Key Initiative Of ‘No Child’ Under Federal Investigation: Officials Profited From Reading First Program
By Amit R. Paley
Washington Post Staff Writer
Saturday, April 21, 2007; A01
The Justice Department is conducting a probe of a $6 billion reading initiative at the center of President Bush’s No Child Left Behind law, another blow to a program besieged by allegations of financial conflicts of interest and cronyism, people familiar with the matter said yesterday.
The disclosure came as a congressional hearing revealed how people implementing the $1 billion-a-year Reading First program made at least $1 million off textbooks and tests toward which the federal government steered states.
“That sounds like a criminal enterprise to me,” said Rep. George Miller (D-Calif.), chairman of the House education committee, which held a five-hour investigative hearing. “You don’t get to override the law,” he angrily told a panel of Reading First officials. “But the fact of the matter is that you did.”

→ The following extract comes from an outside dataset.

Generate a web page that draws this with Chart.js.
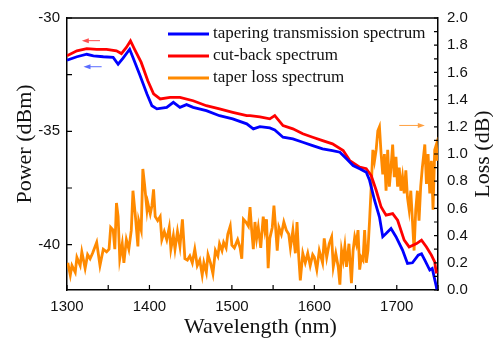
<!DOCTYPE html>
<html>
<head>
<meta charset="utf-8">
<script src="https://cdn.jsdelivr.net/npm/chart.js@4.4.0/dist/chart.umd.min.js"></script>
<style>
  html, body { margin: 0; padding: 0; background: #fff; }
  canvas { display: block; }
</style>
</head>
<body>
<canvas id="chart" width="493" height="341"></canvas>
<script>
// Tapering transmission spectrum (left axis, dBm)
const blueWl = [1300,1312,1324,1332,1344,1356,1362,1368,1376,1380,1388,1397,1403,1409,1421,1429,1437,1445,1453,1469,
  1485,1501,1518,1526,1534,1546,1552,1562,1574,1586,1598,1610,1622,1631,1639,1647,1655,1663,1667,1673,
  1679,1683,1687,1693,1699,1707,1713,1719,1726,1730,1734,1740,1743,1748,1749];
const bluePow = [-31.86,-31.71,-31.60,-31.67,-31.71,-31.74,-32.04,-31.77,-31.38,-31.74,-32.48,-33.35,-33.87,-34.01,-33.94,-33.72,-33.94,-33.82,-33.94,-34.09,
  -34.31,-34.45,-34.67,-34.89,-34.79,-34.85,-34.94,-35.26,-35.33,-35.48,-35.63,-35.77,-35.85,-35.92,-36.21,-36.51,-36.65,-36.80,-37.16,-38.04,
  -38.78,-39.65,-39.51,-39.29,-39.65,-40.24,-40.83,-40.80,-40.46,-40.40,-40.68,-41.12,-41.05,-41.85,-42.1];

// Cut-back spectrum (left axis, dBm)
const redWl = [1300,1312,1324,1336,1348,1360,1366,1372,1377,1382,1390,1398,1405,1413,1425,1437,1453,1469,1485,1501,
  1518,1522,1534,1546,1552,1562,1574,1586,1598,1610,1622,1635,1643,1655,1663,1669,1675,1681,1687,1695,
  1701,1709,1715,1724,1730,1736,1742,1746,1748];
const redPow = [-31.67,-31.45,-31.35,-31.38,-31.38,-31.45,-31.57,-31.30,-31.01,-31.38,-31.96,-32.77,-33.35,-33.57,-33.50,-33.50,-33.65,-33.87,-34.01,-34.16,
  -34.31,-34.31,-34.36,-34.45,-34.31,-34.75,-34.89,-35.11,-35.26,-35.41,-35.55,-35.85,-36.29,-36.58,-36.65,-36.95,-37.60,-38.34,-38.70,-38.63,
  -38.92,-39.80,-40.10,-39.95,-39.80,-40.10,-40.46,-40.76,-41.27];

// Taper loss spectrum (right axis, dB)
const lossWl = [1301,1304,1306,1310,1312,1316,1318,1322,1325,1328,1331,1336,1340,1344,1348,1351,1353,1356,1358,1360,
  1362,1364,1367,1369,1372,1375,1378,1380,1383,1386,1387,1390,1392,1394,1397,1398,1401,1403,1405,1407,
  1410,1413,1415,1418,1421,1424,1426,1429,1431,1434,1437,1440,1443,1446,1449,1452,1455,1458,1461,1464,
  1466,1469,1471,1474,1477,1480,1483,1485,1488,1490,1493,1495,1498,1500,1503,1507,1510,1512,1514,1517,
  1520,1522,1524,1526,1528,1530,1532,1535,1538,1540,1542,1544,1546,1549,1551,1553,1555,1557,1560,1563,
  1566,1569,1571,1574,1577,1579,1581,1583,1586,1589,1592,1595,1598,1600,1603,1606,1610,1612,1615,1618,
  1621,1623,1626,1629,1631,1633,1635,1637,1639,1642,1645,1647,1649,1651,1653,1655,1657,1659,1661,1663,
  1665,1667,1669,1671,1673,1675,1677,1679,1681,1683,1685,1687,1689,1691,1693,1695,1697,1699,1701,1703,
  1705,1707,1709,1711,1713,1715,1717,1719,1721,1723,1725,1727,1729,1731,1734,1736,1738,1740,1742,1744,
  1746,1748,1749];
const lossDb = [0.20,0.11,0.18,0.13,0.24,0.18,0.28,0.16,0.26,0.23,0.27,0.35,0.18,0.30,0.28,0.30,0.46,0.44,0.30,0.64,
  0.54,0.23,0.34,0.20,0.37,0.30,0.44,0.73,0.54,0.32,0.51,0.44,0.89,0.78,0.59,0.64,0.56,0.62,0.74,0.54,
  0.51,0.54,0.37,0.43,0.37,0.46,0.30,0.40,0.30,0.43,0.32,0.52,0.23,0.22,0.25,0.20,0.30,0.18,0.22,0.11,
  0.20,0.13,0.26,0.20,0.12,0.29,0.25,0.34,0.29,0.35,0.31,0.41,0.47,0.33,0.31,0.37,0.31,0.23,0.52,0.50,
  0.47,0.61,0.44,0.30,0.50,0.38,0.46,0.31,0.54,0.44,0.52,0.16,0.38,0.46,0.62,0.46,0.29,0.46,0.41,0.50,
  0.44,0.41,0.31,0.44,0.27,0.50,0.25,0.07,0.27,0.20,0.27,0.18,0.26,0.24,0.15,0.29,0.20,0.38,0.24,0.34,
  0.39,0.17,0.27,0.17,0.04,0.29,0.22,0.32,0.17,0.34,0.05,0.29,0.39,0.34,0.44,0.15,0.24,0.22,0.44,0.20,
  0.29,0.51,0.76,1.03,0.95,1.03,1.17,1.20,1.00,0.85,1.00,0.73,1.03,0.76,0.90,1.07,0.83,0.98,0.76,0.90,
  0.73,0.83,0.71,0.88,0.68,0.59,0.73,0.51,0.29,0.59,0.73,0.51,0.76,0.90,1.07,0.78,1.00,0.71,0.95,0.59,
  1.03,1.07,0.95];

// Axis ranges / ticks
const xTickLabels = [1300, 1400, 1500, 1600, 1700];
const powerTickLabels = [-30, -35, -40];
const lossTickLabels = [0.0, 0.2, 0.4, 0.6, 0.8, 1.0, 1.2, 1.4, 1.6, 1.8, 2.0];

const seriesNames = ['tapering transmission spectrum', 'cut-back spectrum', 'taper loss spectrum'];
const seriesColors = ['#0000ff', '#ff0000', '#ff8a00'];

const SERIF = "'Liberation Serif', 'Times New Roman', serif";
const SANS = "'Liberation Sans', Arial, sans-serif";

function toPoints(xs, ys) {
    const n = Math.min(xs.length, ys.length);
    const out = [];
    for (let i = 0; i < n; i++) out.push({ x: xs[i], y: ys[i] });
    return out;
}

function near(v, list) {
    return list.some(t => Math.abs(t - v) < 1e-6);
}

// Frame, inward ticks, titles, legend and arrows
const decorPlugin = {
    id: 'decor',
    afterDraw(chart) {
        const { ctx, chartArea: a, scales } = chart;
        ctx.save();
        ctx.strokeStyle = '#000';
        ctx.lineWidth = 1.5;
        ctx.beginPath();
        ctx.moveTo(a.left, a.top);
        ctx.lineTo(a.right, a.top);
        ctx.stroke();

        // inward tick marks
        ctx.lineWidth = 1.2;
        ctx.beginPath();
        scales.x.ticks.forEach(t => {
            if (Math.abs(t.value % 50) > 1e-6) return;
            const px = scales.x.getPixelForValue(t.value);
            ctx.moveTo(px, a.bottom);
            ctx.lineTo(px, a.bottom - 5);
        });
        scales.y.ticks.forEach(t => {
            if (Math.abs((t.value / 2.5) - Math.round(t.value / 2.5)) > 1e-6) return;
            const py = scales.y.getPixelForValue(t.value);
            ctx.moveTo(a.left, py);
            ctx.lineTo(a.left + 5, py);
        });
        scales.y2.ticks.forEach(t => {
            const py = scales.y2.getPixelForValue(t.value);
            ctx.moveTo(a.right, py);
            ctx.lineTo(a.right - 4, py);
        });
        ctx.stroke();

        // axis titles
        ctx.fillStyle = '#111';
        ctx.font = '22px ' + SERIF;
        ctx.textAlign = 'center';
        ctx.textBaseline = 'middle';
        ctx.fillText('Wavelength (nm)', (a.left + a.right) / 2 + 8, 327);
        ctx.save();
        ctx.translate(25, 144);
        ctx.rotate(-Math.PI / 2);
        ctx.fillText('Power (dBm)', 0, 0);
        ctx.restore();
        ctx.save();
        ctx.translate(483, 154);
        ctx.rotate(-Math.PI / 2);
        ctx.fillText('Loss (dB)', 0, 0);
        ctx.restore();

        // legend
        ctx.font = '17px ' + SERIF;
        ctx.textAlign = 'left';
        ctx.lineWidth = 3;
        seriesNames.forEach((name, i) => {
            const y = 34 + i * 22;
            ctx.strokeStyle = seriesColors[i];
            ctx.beginPath();
            ctx.moveTo(168, y);
            ctx.lineTo(209, y);
            ctx.stroke();
            ctx.fillStyle = '#111';
            ctx.fillText(name, 213, y);
        });

        // direction arrows (placed in data coordinates)
        const arrow = (scaleY, x1, x2, yv, color) => {
            const p1 = scales.x.getPixelForValue(x1);
            const p2 = scales.x.getPixelForValue(x2);
            const py = scales[scaleY].getPixelForValue(yv);
            const dir = Math.sign(p2 - p1);
            ctx.strokeStyle = color;
            ctx.fillStyle = color;
            ctx.lineWidth = 1;
            ctx.beginPath();
            ctx.moveTo(p1, py);
            ctx.lineTo(p2 - dir * 5, py);
            ctx.stroke();
            ctx.beginPath();
            ctx.moveTo(p2, py);
            ctx.lineTo(p2 - dir * 7, py - 2.5);
            ctx.lineTo(p2 - dir * 7, py + 2.5);
            ctx.closePath();
            ctx.fill();
        };
        arrow('y', 1340, 1318, -31.0, '#ff5050');
        arrow('y', 1342, 1320, -32.15, '#5a6cff');
        arrow('y2', 1703, 1734, 1.21, '#ffa040');
        ctx.restore();
    }
};

const ctx = document.getElementById('chart').getContext('2d');
new Chart(ctx, {
    type: 'line',
    data: {
        datasets: [
            {
                label: seriesNames[0],
                data: toPoints(blueWl, bluePow),
                yAxisID: 'y',
                borderColor: seriesColors[0],
                borderWidth: 2.8,
                pointRadius: 0,
                tension: 0
            },
            {
                label: seriesNames[1],
                data: toPoints(redWl, redPow),
                yAxisID: 'y',
                borderColor: seriesColors[1],
                borderWidth: 2.8,
                pointRadius: 0,
                tension: 0
            },
            {
                label: seriesNames[2],
                data: toPoints(lossWl, lossDb),
                yAxisID: 'y2',
                borderColor: seriesColors[2],
                borderWidth: 2.8,
                pointRadius: 0,
                tension: 0
            }
        ]
    },
    options: {
        responsive: false,
        devicePixelRatio: 1,
        animation: false,
        layout: { padding: { top: 17, left: 0, right: 0, bottom: 0 } },
        plugins: {
            legend: { display: false },
            tooltip: { enabled: false }
        },
        scales: {
            x: {
                type: 'linear',
                min: 1300,
                max: 1750,
                grid: { display: false, drawTicks: false },
                border: { display: true, color: '#000', width: 1.5 },
                ticks: {
                    stepSize: 50,
                    autoSkip: false,
                    maxRotation: 0,
                    padding: 8,
                    color: '#111',
                    font: { family: SANS, size: 15 },
                    callback: v => near(v, xTickLabels) ? String(v) : ''
                },
                afterFit(scale) { scale.height = 51; }
            },
            y: {
                type: 'linear',
                position: 'left',
                min: -42,
                max: -30,
                grid: { display: false, drawTicks: false },
                border: { display: true, color: '#000', width: 1.5 },
                ticks: {
                    stepSize: 2.5,
                    autoSkip: false,
                    padding: 7,
                    color: '#111',
                    font: { family: SANS, size: 15 },
                    callback: v => near(v, powerTickLabels) ? String(v) : ''
                },
                afterFit(scale) { scale.width = 67; }
            },
            y2: {
                type: 'linear',
                position: 'right',
                min: 0,
                max: 2,
                grid: { display: false, drawTicks: false },
                border: { display: true, color: '#000', width: 1.5 },
                ticks: {
                    stepSize: 0.1,
                    autoSkip: false,
                    padding: 9,
                    color: '#111',
                    font: { family: SANS, size: 15 },
                    callback: v => near(v, lossTickLabels) ? v.toFixed(1) : ''
                },
                afterFit(scale) { scale.width = 55; }
            }
        }
    },
    plugins: [decorPlugin]
});
</script>
</body>
</html>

The Education Department’s inspector general, John P. Higgins Jr., said he has made several referrals to the Justice Department about the five-year-old program, which provides grants to improve reading for children in kindergarten through third grade.
Higgins declined to offer more specifics, but Christopher J. Doherty, former director of Reading First, said in an interview that he was questioned by Justice officials in November. The civil division of the U.S. attorney’s office for the District, which can bring criminal charges, is reviewing the matter.
Doherty, one of the two Education Department employees who oversaw the initiative, acknowledged yesterday that his wife had worked for a decade as a paid consultant for a reading program, Direct Instruction, that investigators said he improperly tried to force schools to use. He repeatedly failed to disclose the conflict on financial disclosure forms.
“I’m very proud of this program and my role in this program,” Doherty said in the interview. “I think it’s been implemented in accordance with the law.”
The management of Reading First has come under attacks from members of both parties. Federal investigators say program officials improperly forced states to use certain tests and textbooks created by those officials.